De plus en plus d’entreprises et de particuliers se tournent vers le cloud, mais la sécurité reste encore le principal frein à son adoption. L’inquiétude la plus souvent exprimée porte sur la perte de contrôle de ses données, notamment si le fournisseur cloud (Cloud Service Provider, CSP) est étranger, comme c’est le cas pour les géants du cloud public Amazon (AWS), Microsoft (Azure), Google (GCP).
Les évènements redoutés sont multiples : saisie des données par le gouvernement américain (cf. Cloud Act, NSA), compromission du cloud par un état hostile (cf. cyberattaques venant de Russie ou Corée du Nord), atteinte à la confidentialité par le personnel du CSP, etc.
Cet article examine le cas d’usage le plus simple : le recours au cloud pour le stockage de fichiers, dans lequel le client consomme une offre SaaS de type « drive » (OneDrive, Google Drive, Dropbox) ou de type « stockage objet » (AWS S3, Azure Blob Storage).

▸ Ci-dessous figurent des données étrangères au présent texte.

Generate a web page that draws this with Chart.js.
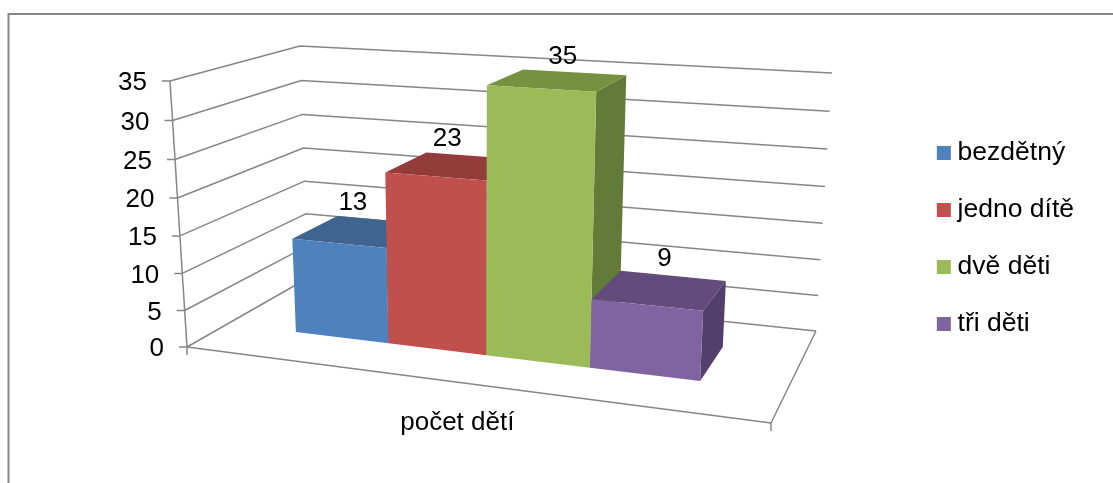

Comment protéger la confidentialité des données face aux menaces évoquées ? La réponse repose naturellement sur le chiffrement, mais pas de n’importe quelle façon !
Examinons plusieurs alternatives, en ordre croissant de sécurité.
Données en clair : passons rapidement, cela n’offre aucune sécurité, ne serait-ce que face à un administrateur système curieux au sein du fournisseur.
Chiffrement côté serveur (Server Side Encryption, SSE) avec des clés de chiffrement gérées par le CSP : dans ce cas, l’hébergeur cloud chiffre lui-même les données avec ses propres clés au moment de les stocker, sans que l’utilisateur ait à faire autre chose que cocher une case (AWS), quand ce n’est pas activé d’office (Azure). Cela protège de certaines menaces basiques, comme la réutilisation des supports de stockage d’un client A pour un client B, ou le vol des disques dur dans un data center. Cependant, il est clair que, dans la mesure où le fournisseur gère les clés, cela n’apporte qu’une confiance limitée.
Chiffrement côté serveur (SSE) avec les clés de chiffrement fournies par le client : autrement mentionnée sous le nom de Bring Your Own Key (BYOK), cette méthode n’apporte pas à mon sens une vraie sécurité supplémentaire par rapport à la précédente. Certes, les CSPs déclarent dans ce cas qu’ils ne stockent pas les clés fournies par les clients, mais ils pourraient techniquement le faire s’ils le voulaient ou s’ils en étaient contraints.
Chiffrement côté client (Client Side Encryption, CSE) : connues aussi comme zero-knowledge, cette alternative est sans doute la plus sûre. Le client chiffre les données avec sa propre clé avant de les externaliser dans le cloud ; le CSP n’a à aucun moment la connaissance de cette clé. Dans ce cas, même un attaquant qui arriverait à compromettre l’intégralité d’un cloud, ne pourrait récupérer que des données chiffrées inintelligibles. La confidentialité des données est assurée tant que le endpoint du client n’est pas lui-même compromis.
Aucun doute, le chiffrement côté client est *la* solution pour protéger ses données dans le cloud.
Certains fournisseurs le proposent déjà, de façon gratuite ou payante : Sync, pCloud, Mega, Icedrive, SpiderOak. Notons que Icedrive ne fait même pas confiance à AES, qu’il considère suspect, lui préférant Twofish de Bruce Schneier.
Cela étant dit, le CSE ne décolle pas encore et se limite principalement au cas d’usage d’un backup vers le cloud. Pourquoi cela ?
Sa faiblesse est le revers de la médaille de sa force : vu que le serveur ne voit pas les données en clair, il n’est pas capable de les indexer et d’en extraire la valeur. Cela limite grandement les usages métier : même une simple recherche de mot-clé dans un fichier devient problématique côté serveur. L’indexation finit par être réalisée à travers un mirroring des données côté client, sur sa copie locale en clair, ce qui n’est pas vraiment dans l’esprit du cloud.
Sommes-nous donc obligés de sacrifier les performances de calcul des serveurs cloud, et réaliser le « heavy-lifting » côté client ?
Il semblerait que non, car de nouvelles techniques émergent, permettant au serveur de réaliser une recherche directement sur les données chiffrées. Une méthode très prometteuse est expliquée dans le papier téléchargeable sur [1] : elle se base sur la génération d’un index chiffré par le client, qui permet au serveur de restituer les documents correspondants, sans connaître ni leur contenu, ni même le mot-clé recherché.
Ces recherches vont sans doute continuer et nous donnent un réel espoir de pouvoir conjuguer la puissance du cloud avec la protection des données.